[begin EXCERPTED RECORDS]

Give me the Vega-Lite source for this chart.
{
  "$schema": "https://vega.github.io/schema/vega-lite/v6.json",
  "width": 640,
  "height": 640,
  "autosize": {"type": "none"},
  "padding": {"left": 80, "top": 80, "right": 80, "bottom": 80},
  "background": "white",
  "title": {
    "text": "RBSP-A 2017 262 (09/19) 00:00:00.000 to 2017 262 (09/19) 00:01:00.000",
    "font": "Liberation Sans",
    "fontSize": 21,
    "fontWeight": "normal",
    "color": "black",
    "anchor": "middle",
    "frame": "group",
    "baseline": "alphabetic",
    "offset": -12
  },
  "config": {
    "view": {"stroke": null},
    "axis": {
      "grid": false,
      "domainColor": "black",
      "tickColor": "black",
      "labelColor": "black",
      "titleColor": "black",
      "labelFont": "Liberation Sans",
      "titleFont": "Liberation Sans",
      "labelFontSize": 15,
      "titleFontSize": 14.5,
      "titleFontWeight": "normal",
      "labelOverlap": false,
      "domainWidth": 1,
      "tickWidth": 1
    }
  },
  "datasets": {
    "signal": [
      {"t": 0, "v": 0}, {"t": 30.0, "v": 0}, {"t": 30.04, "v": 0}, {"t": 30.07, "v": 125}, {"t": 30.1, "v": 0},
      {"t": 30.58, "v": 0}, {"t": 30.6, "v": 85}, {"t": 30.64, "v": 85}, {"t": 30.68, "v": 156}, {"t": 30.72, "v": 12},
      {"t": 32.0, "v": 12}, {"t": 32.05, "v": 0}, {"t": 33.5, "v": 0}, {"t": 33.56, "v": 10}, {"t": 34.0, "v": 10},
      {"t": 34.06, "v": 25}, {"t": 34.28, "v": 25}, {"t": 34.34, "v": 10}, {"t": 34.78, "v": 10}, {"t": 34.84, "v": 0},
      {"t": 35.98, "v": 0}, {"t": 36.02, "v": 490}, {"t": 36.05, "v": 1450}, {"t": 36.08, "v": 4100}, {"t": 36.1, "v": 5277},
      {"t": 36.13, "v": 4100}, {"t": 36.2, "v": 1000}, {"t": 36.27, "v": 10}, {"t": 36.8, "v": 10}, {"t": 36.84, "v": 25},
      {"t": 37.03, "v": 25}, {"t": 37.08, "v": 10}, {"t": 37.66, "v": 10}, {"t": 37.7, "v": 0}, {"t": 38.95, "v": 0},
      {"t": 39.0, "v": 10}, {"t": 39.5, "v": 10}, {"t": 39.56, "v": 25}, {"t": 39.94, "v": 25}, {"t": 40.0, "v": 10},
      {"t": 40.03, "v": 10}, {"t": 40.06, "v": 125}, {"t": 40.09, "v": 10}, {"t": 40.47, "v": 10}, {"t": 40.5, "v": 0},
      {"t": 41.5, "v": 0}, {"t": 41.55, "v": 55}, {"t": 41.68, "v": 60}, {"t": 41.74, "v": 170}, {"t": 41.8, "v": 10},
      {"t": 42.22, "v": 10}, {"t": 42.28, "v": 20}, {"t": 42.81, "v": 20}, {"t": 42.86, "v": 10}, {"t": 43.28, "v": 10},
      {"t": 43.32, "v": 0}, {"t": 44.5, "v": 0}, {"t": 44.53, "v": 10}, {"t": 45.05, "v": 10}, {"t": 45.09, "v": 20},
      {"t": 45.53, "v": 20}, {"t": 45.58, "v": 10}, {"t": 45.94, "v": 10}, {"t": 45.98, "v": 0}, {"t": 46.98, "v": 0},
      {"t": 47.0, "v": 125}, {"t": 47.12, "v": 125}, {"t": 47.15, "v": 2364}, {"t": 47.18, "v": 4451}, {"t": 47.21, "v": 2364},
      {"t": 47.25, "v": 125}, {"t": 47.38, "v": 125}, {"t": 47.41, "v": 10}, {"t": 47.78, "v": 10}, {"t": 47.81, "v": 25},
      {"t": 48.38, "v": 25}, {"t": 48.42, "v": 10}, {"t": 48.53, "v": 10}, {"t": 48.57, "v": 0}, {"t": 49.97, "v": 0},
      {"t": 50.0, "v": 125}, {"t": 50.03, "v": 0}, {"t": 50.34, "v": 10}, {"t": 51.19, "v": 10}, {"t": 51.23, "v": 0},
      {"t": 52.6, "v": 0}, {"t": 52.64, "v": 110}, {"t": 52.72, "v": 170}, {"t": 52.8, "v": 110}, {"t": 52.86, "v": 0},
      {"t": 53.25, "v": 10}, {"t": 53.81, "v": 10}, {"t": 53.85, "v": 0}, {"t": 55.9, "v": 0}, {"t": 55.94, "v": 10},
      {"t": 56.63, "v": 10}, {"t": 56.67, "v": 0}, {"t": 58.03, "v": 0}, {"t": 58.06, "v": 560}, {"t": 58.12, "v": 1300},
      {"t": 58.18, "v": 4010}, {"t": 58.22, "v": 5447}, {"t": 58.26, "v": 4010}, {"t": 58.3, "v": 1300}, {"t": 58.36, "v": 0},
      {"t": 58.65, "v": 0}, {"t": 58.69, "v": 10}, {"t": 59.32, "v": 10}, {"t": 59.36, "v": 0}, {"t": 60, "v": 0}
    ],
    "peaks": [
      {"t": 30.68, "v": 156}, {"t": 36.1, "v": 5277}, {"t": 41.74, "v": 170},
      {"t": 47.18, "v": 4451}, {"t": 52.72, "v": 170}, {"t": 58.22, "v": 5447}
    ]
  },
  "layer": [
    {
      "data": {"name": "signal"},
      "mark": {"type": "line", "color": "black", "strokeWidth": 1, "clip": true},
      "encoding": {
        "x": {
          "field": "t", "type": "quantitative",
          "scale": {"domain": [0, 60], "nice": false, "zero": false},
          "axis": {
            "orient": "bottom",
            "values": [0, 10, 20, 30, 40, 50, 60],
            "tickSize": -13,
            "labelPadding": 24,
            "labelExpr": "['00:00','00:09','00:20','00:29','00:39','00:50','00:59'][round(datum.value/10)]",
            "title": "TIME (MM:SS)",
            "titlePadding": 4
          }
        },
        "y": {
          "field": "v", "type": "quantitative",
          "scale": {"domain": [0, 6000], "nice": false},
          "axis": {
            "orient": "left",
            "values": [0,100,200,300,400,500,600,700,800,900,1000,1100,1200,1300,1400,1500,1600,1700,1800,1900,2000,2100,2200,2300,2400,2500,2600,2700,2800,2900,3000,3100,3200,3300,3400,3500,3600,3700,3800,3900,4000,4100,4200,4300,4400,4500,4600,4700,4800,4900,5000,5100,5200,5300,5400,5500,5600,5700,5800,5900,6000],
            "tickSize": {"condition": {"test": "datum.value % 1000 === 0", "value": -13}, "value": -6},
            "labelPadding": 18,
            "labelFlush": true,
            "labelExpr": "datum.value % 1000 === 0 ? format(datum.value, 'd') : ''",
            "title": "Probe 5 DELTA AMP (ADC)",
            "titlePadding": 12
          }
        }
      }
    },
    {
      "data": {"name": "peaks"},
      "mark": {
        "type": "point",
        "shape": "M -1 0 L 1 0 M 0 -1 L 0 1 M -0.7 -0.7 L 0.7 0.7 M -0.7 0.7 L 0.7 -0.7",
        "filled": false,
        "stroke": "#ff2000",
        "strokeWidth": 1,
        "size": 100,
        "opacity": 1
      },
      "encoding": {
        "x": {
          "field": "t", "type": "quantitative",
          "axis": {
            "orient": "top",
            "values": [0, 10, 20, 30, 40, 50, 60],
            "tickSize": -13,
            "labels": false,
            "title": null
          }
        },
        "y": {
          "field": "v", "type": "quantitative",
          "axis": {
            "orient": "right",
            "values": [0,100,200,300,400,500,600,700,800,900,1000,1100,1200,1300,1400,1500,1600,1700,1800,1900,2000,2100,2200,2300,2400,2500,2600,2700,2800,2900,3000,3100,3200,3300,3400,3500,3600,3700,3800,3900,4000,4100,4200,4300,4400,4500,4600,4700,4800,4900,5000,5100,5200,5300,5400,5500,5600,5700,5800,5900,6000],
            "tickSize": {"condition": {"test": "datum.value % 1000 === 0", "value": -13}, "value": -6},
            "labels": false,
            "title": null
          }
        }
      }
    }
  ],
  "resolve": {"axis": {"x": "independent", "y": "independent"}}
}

[end EXCERPTED RECORDS]
[begin EXCERPTED RECORDS]

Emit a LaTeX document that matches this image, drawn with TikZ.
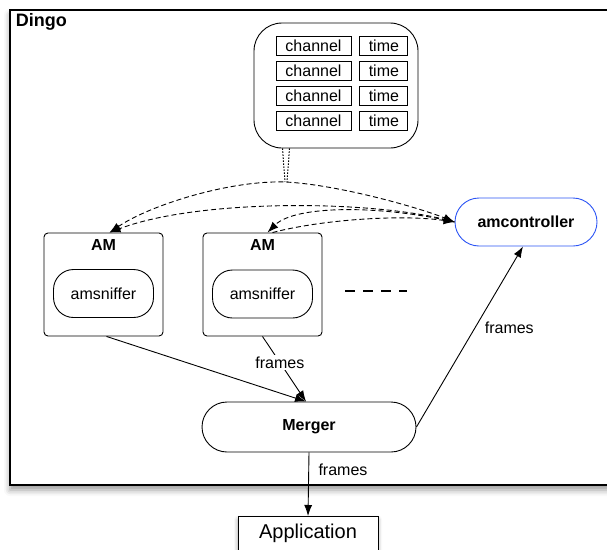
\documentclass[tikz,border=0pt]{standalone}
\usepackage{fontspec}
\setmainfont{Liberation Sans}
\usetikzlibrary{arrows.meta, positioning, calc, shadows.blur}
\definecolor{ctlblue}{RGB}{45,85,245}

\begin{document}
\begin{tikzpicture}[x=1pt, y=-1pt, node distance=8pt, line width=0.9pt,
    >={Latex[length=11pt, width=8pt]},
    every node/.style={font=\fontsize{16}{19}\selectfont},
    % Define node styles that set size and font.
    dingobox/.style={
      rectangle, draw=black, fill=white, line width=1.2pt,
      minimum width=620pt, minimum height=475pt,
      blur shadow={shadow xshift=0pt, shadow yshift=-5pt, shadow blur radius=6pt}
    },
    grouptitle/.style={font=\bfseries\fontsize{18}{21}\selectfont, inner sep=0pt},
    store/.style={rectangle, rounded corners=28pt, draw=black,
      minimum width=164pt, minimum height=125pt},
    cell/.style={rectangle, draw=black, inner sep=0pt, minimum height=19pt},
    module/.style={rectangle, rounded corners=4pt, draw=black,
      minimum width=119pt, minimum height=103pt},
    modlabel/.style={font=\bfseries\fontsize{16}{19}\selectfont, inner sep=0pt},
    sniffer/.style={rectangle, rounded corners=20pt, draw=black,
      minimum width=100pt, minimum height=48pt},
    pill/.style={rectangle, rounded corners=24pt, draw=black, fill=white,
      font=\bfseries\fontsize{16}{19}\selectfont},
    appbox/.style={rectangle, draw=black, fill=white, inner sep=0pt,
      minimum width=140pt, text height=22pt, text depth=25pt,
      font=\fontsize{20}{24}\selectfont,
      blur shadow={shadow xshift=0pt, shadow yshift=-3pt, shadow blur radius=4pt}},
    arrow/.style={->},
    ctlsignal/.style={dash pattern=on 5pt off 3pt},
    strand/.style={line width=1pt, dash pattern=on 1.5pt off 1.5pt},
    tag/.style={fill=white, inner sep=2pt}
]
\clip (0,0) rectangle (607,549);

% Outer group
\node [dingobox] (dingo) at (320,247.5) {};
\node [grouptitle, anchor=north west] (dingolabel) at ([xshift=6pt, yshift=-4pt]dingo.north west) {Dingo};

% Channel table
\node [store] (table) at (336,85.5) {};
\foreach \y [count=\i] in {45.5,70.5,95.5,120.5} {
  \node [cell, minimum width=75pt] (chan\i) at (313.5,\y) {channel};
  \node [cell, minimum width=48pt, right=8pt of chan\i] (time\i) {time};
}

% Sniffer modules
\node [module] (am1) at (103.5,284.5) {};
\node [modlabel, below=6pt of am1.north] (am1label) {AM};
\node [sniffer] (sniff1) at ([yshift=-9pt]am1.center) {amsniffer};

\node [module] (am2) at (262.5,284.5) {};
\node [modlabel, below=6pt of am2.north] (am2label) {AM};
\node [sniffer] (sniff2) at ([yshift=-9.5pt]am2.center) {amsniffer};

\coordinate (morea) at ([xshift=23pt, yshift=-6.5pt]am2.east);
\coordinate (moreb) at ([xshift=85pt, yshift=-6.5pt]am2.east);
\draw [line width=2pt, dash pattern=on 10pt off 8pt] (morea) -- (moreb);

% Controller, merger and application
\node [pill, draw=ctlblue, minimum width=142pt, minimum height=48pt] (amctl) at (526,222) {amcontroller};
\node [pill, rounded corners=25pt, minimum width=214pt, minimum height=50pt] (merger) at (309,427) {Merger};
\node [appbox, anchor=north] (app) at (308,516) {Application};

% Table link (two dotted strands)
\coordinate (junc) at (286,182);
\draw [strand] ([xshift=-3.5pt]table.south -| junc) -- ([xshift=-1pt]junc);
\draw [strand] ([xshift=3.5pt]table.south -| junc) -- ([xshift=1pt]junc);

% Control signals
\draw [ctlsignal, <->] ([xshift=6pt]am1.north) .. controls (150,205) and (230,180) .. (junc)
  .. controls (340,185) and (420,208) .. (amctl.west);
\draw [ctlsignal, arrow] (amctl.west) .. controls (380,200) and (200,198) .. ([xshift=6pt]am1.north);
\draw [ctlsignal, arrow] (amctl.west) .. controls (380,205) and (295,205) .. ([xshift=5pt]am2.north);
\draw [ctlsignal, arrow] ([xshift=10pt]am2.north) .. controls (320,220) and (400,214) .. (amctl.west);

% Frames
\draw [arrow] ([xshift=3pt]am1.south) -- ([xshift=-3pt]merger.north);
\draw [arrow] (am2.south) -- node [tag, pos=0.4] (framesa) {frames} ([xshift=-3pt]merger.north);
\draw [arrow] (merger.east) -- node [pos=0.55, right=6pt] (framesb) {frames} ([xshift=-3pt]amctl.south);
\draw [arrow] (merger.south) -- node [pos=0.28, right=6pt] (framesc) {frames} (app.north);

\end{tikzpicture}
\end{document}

[end EXCERPTED RECORDS]

- _PROBLEM TO SOLVE_:
Begin with the line where "Emit a LaTeX" appears and end with the line where "[grouptitle, anchor=north west]" appears. Copy only that stretch, exactly, with no pictures.

- _RIGHT ANSWER_:
Emit a LaTeX document that matches this image, drawn with TikZ.
\documentclass[tikz,border=0pt]{standalone}
\usepackage{fontspec}
\setmainfont{Liberation Sans}
\usetikzlibrary{arrows.meta, positioning, calc, shadows.blur}
\definecolor{ctlblue}{RGB}{45,85,245}

\begin{document}
\begin{tikzpicture}[x=1pt, y=-1pt, node distance=8pt, line width=0.9pt,
    >={Latex[length=11pt, width=8pt]},
    every node/.style={font=\fontsize{16}{19}\selectfont},
    % Define node styles that set size and font.
    dingobox/.style={
      rectangle, draw=black, fill=white, line width=1.2pt,
      minimum width=620pt, minimum height=475pt,
      blur shadow={shadow xshift=0pt, shadow yshift=-5pt, shadow blur radius=6pt}
    },
    grouptitle/.style={font=\bfseries\fontsize{18}{21}\selectfont, inner sep=0pt},
    store/.style={rectangle, rounded corners=28pt, draw=black,
      minimum width=164pt, minimum height=125pt},
    cell/.style={rectangle, draw=black, inner sep=0pt, minimum height=19pt},
    module/.style={rectangle, rounded corners=4pt, draw=black,
      minimum width=119pt, minimum height=103pt},
    modlabel/.style={font=\bfseries\fontsize{16}{19}\selectfont, inner sep=0pt},
    sniffer/.style={rectangle, rounded corners=20pt, draw=black,
      minimum width=100pt, minimum height=48pt},
    pill/.style={rectangle, rounded corners=24pt, draw=black, fill=white,
      font=\bfseries\fontsize{16}{19}\selectfont},
    appbox/.style={rectangle, draw=black, fill=white, inner sep=0pt,
      minimum width=140pt, text height=22pt, text depth=25pt,
      font=\fontsize{20}{24}\selectfont,
      blur shadow={shadow xshift=0pt, shadow yshift=-3pt, shadow blur radius=4pt}},
    arrow/.style={->},
    ctlsignal/.style={dash pattern=on 5pt off 3pt},
    strand/.style={line width=1pt, dash pattern=on 1.5pt off 1.5pt},
    tag/.style={fill=white, inner sep=2pt}
]
\clip (0,0) rectangle (607,549);

% Outer group
\node [dingobox] (dingo) at (320,247.5) {};
\node [grouptitle, anchor=north west] (dingolabel) at ([xshift=6pt, yshift=-4pt]dingo.north west) {Dingo};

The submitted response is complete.